Matt Damon stars as a tough, terse Oklahoma father who travels to Marseille, France, to visit his jailed daughter (Abigail Breslin), who has been imprisoned for her role in a scandalous Amanda Knox-styled murder case. Damon, a gruff, working-class roughneck, sticks around to seek justice for his daughter and find a mystery man who may have been the real killer.

McCarthy, the director of “Spotlight,” “Win Win” and “The Station Agent,” had long pursued Damon for one of his movies. In “Stillwater,” he knew audiences would come in expecting Damon as a quintessentially American hero.

“I have a very specific set of skills,” Damon, doing his most gravelly Neeson, jokes while sitting alongside McCarthy in an interview.

“Stillwater,” though, is more than it might appear. The film, which premiered at the Cannes Film Festival and will open in North American theaters on July 30, is an anomaly — a U.S.-Euro hybrid set just down the coast from Cannes yet one of the biggest American films at this year’s festival. As “Stillwater” progresses, it takes its premise in unpredictable directions, turning the American-abroad thriller on its head.
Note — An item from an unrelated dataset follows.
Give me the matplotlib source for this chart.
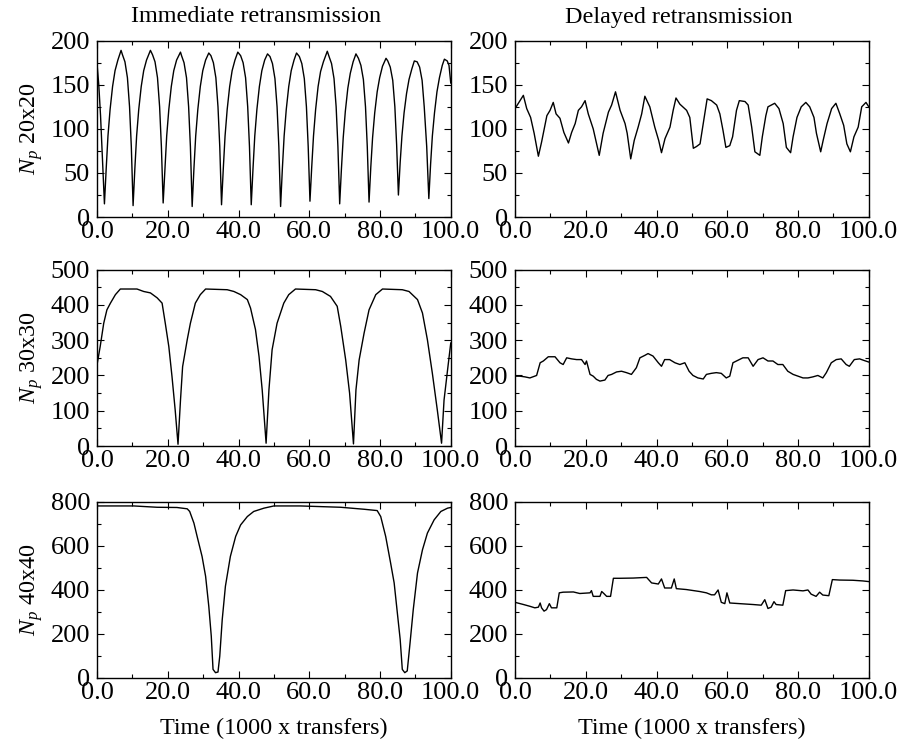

“It’s a movie that owes as much to American storytelling as it does to European storytelling,” says McCarthy.

“It’s not the fish-out-of-water story that you’d expect from Hollywood,” says Damon. “He’s like the opposite of Bourne.”

Intrigued at making a Mediterranean noir, McCarthy first wrote a simpler version of the movie ten years ago. He returned to the script in the fall of 2016 around the election of Donald Trump. Damon’s character doesn’t definitively say he’s a Trump supporter, but it’s implied. But McCarthy wanted to expand the movie’s horizons; he brought in a pair of French writers — Thomas Bidegain and Noé Debré — to blend the movie more authentically with France.

In Marseille, Damon’s character, Bill, befriends a local single mother (played by the French actress Camille Cottin, star of “Call My Agent” and her young daughter Maya played by Lilou Siauvaud) and slowly, reluctantly begins to adapt and, maybe, expand his very ethnocentric perspective. The movie’s subtle question: Can a nationalistic, narrow-minded American change his ways? Oui or non?

The production, itself, wasn’t so different. It was largely shot in Marseille with a mostly local crew. Shortly after premiering the film in Cannes, they returned to Marseille to screen it.

“Too many times American movies pitch their tent,” says McCarthy. “Thank you, Pedro. Thank you, Francoise. Stay over there.”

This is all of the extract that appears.